Brian Knighton, who wrestled as Axl Rotten in the original ECW, has been found dead in Baltimore. He was 44.

It was a rocky road for Knighton, who was a hardcore innovator and a hardcore drug user for a time.

But in the ring, opponents remembered him as a smooth operator.

Axl Rotten in ECW. Photo by George Tahinos

“I can say he was a really cool guy and, believe it or not, one of the smoothest guys I’ve worked in the ring with,” recalled Toronto’s “Bloody” Bill Skullion, who worked with Axl Rotten a handful of times. “One of those rare guys where you step in the ring for the first time together and it just clicks and becomes magic.”

There was one of those infamous accidents once in Detroit during a match between Skullion and Rotten. Skullion grabbed a cup from the bar, thinking it was water; instead it was bleach.

Axl was a far better talent than his career ever ascended to,” said Shane Douglas. “His demons and problems had a lot to do with that, but there were many others with the same or bigger issues that did still ascend to the apex of our industry. So I believe that that comment, being bandied about carelessly today, falls far short of giving Brian Knighton his proper due in wrestling history.

Though Knighton started in the pro wrestling business as a British noble-like wrestler, he became a star with violence, and his partner in crime was Ian Rotten.

SLAM! Wrestling contributing photographer George Tahinos was around those early wild days of ECW.

He remembered Knighton as a “Nice guy, always friendly to me. I helped him wrap a bat in barbed wire once backstage at the ECW Arena.”

Another ECW original, Mike Bucci, a.k.a. Nova and later Simon Dean in WWE, summed up Rotten’s up-and-down life in a Facebook post: “RIP Axl Rotten. Hopefully you’ve found the peace in death that you didn’t have in life.”

Rotten’s last Tweet was “The way I do things may not be the way you do things but you will find out there is only 1 way. My away! ‪#‎AxlsTruth‬”

Knighton, who was born April 21, 1971, grew up in the Fells Point area of Baltimore, Maryland. He was a young fan of pro wrestling and dropped out of Grade 11 at Southern High School to try to follow in the footsteps of his heroes. By the time he was 17, he was wrestling around the area, holding down a weekday job in a video store.

An early supporter and opponent was Mick Foley.
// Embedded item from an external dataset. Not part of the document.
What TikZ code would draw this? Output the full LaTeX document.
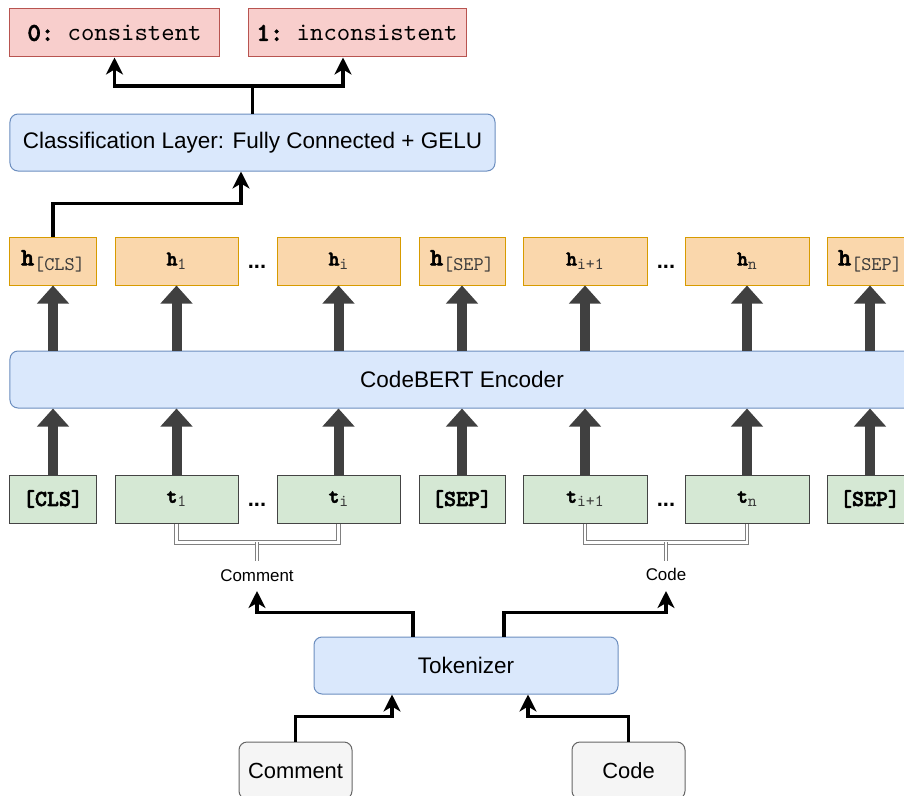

“[Knighton] was one of the guys that seemed to have what we refer to as ‘it,’ ” Foley told Brian Eck of the Baltimore Sun in 2005, just before the WWE’s first One Night Only pay-per-view. “He had an unusual-looking body … [and] he had a very odd charisma to go along with a unique wrestling style and an ability at such a young age to talk very well and portray a character.”

At 5-foot-11, and a wide 320 pounds at his peak, tattooed and pierced, with a blond Mohawk haircut, Rotten did stand out.

He was a natural for ECW, Paul Heyman’s collection of misfit toys putting on unique, groundbreaking wrestling shows. Heyman had met Knighton were both briefly in World Championship Wrestling at the same time.

“Make no mistake about it, Axl helped put ECW on the map,” wrote Rob Feinstein, who was involved with ECW’s video sales, on Facebook. “His style of hardcore quickly drew crowds to watch himself and Ian make hardcore history when they had their barbed war bat matches, Taipei death matches and countless other barbaric matches that nobody in Philadelphia have ever seen before.”

As wild as Knighton was in the ring – broken glass, barbed wire, fire – he was equally crazy away from it.

In the interview with Eck, he talked about his abuse of alcohol, prescription drugs such as Nubain and OxyContin, heroin and cocaine. He was clean and sober at the time of the One Night Only PPV.

“I was hooked on a muscle relaxer known as somas,” Knighton told Eck. “I was mixing beer and pills, and everyone knows you’re not supposed to do that. You were supposed to take like four somas a day, but I was taking about 40 a day. Toward the end it was upward of 100 a day. I would sleep for two or three days at a time.

“I found that I could never wake up, and then I was introduced to cocaine. So now I could take a handful of pills and I wasn’t hurting and could stay awake.”

Cut from ECW in 1999, he bottomed out before cleaning himself up. He also wrestled here and there through the 2000s, but was never a big star again.

Besides the addiction issues, he had serious back trouble over the last few years.

An open letter from Axl Rotten’s website ( leaves a memorable mark:

I’ve lead a self destructive lifestyle, done things I’m not proud of, and alienated some of the best friends I’ve ever had. At the same time I’ve also entertained thousands of fans around the world and been a major proponent in establishing hardcore wrestling as a legitimate attraction. I’m satisfied that my legacy in this business will live on despite any mistakes. I’m one of the most unruly and outrageous men to ever step foot in the squared circle and will be remembered as such.

Funeral arrangements are not known at this time.